I saw in my small collection, a tattered copy of Yesterday, Today and... Tomorrow, A Tragicomedy in Three Acts and Twelve Scenes, by A.A Bruto da Costa, and I suppose he was a Doctor, perhaps a medical doctor. It was published in 1963.
However, I post here to know if anyone has a copy, for the first page of mine is tattered and the cover-page and inside page is unreadable. If some has the play, I wish to get a copy of the cover and inside pages. I read it decades ago, and since the Goa Liberation anniversary is coming up, I wish to quote from it. I am not very sure know if the play was an attempt at India's takeover of Goa and what the future holds or was it predicting a "tragicomedy", as Bruto da Costa envisaged Goa would become in later years.

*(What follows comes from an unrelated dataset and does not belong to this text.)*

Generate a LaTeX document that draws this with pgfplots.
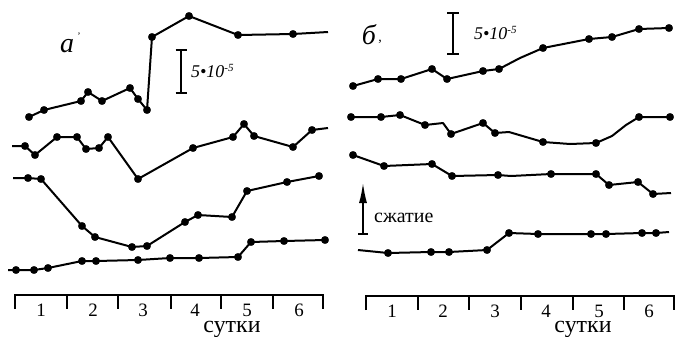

I know he addressed a Letter to Nehru, but don't know where I could locate it. Does anyone know if it's in the Goa University Library or elsewhere?

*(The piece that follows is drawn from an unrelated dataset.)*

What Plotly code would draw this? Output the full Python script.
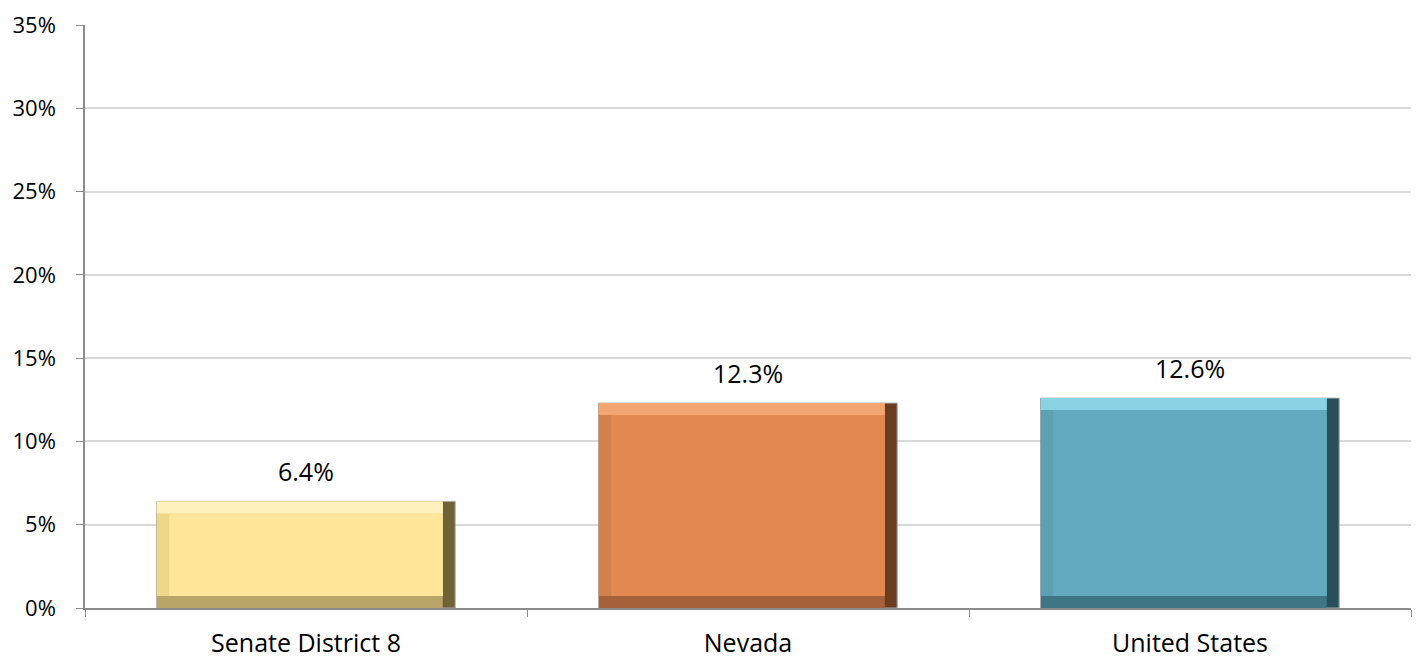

Also re-reading, Goan Struggle for Freedom by M.K. Gandhi, published by Navajivan Publishing House. Recollecting Liberation and the glow of freedom. Where has Goa gone?
 
Eugene Correia
 
 
Eugene Correia
 
 
 
On Wed, Dec 6, 2023 at 10:04 AM V M <[email protected]> wrote:
Dear Frederick,
 
Thank you very much for that German resource on Swahili - it turns out the first known written literature in that language was found in Goa! Amazing fact. I will examine closely for more places to look.
 
About the avid embrace of  English language education by Goans in Goa from the first decades of the 19th century, yes it is true it happened first in the Bardez villages where the majority of educated men went off to work in British India (and later to Persia, Aden, East Africa and Singapore as well). But by the 20th century, it was routine for all families of means to send their children to study in boarding schools across the border in Belgaum, Pune and much farther afield as well. 
 
It has always fascinated me how disproportionately the Goans were represented from the beginning of college education "for natives" in Bombay - the first class at Grant Medical College was half Goans!
 
Warm regards,
 
VM
 
On Wed, 6 Dec 2023, 02:06 fredericknoronha, <[email protected]> wrote:
On Tuesday 5 December 2023 at 19:08:55 UTC+5:30 vmingoa wrote:
Goans in Goa pursued English language education with much alacrity from the second half of the 19th century. Few peoples anywhere - but especially the subcontinent - have ever embraced English so enthusiastically as the Goans. There's no question of imposition but merely access to opportunity, and Portuguese lost out for very good reasons. 
 
 
Would you see this as happening uniformly across Goa or in some pockets (such as parts of Bardez, and among the daispora in the then English-ruled regions)?
 
 
Elsewhere, of course, like all other Indians in their transnational dispersal, Goans have adopted and mastered a wide range of languages.I have been looking for Goan writing in Swahili. There must be some. If anyone has references, please share.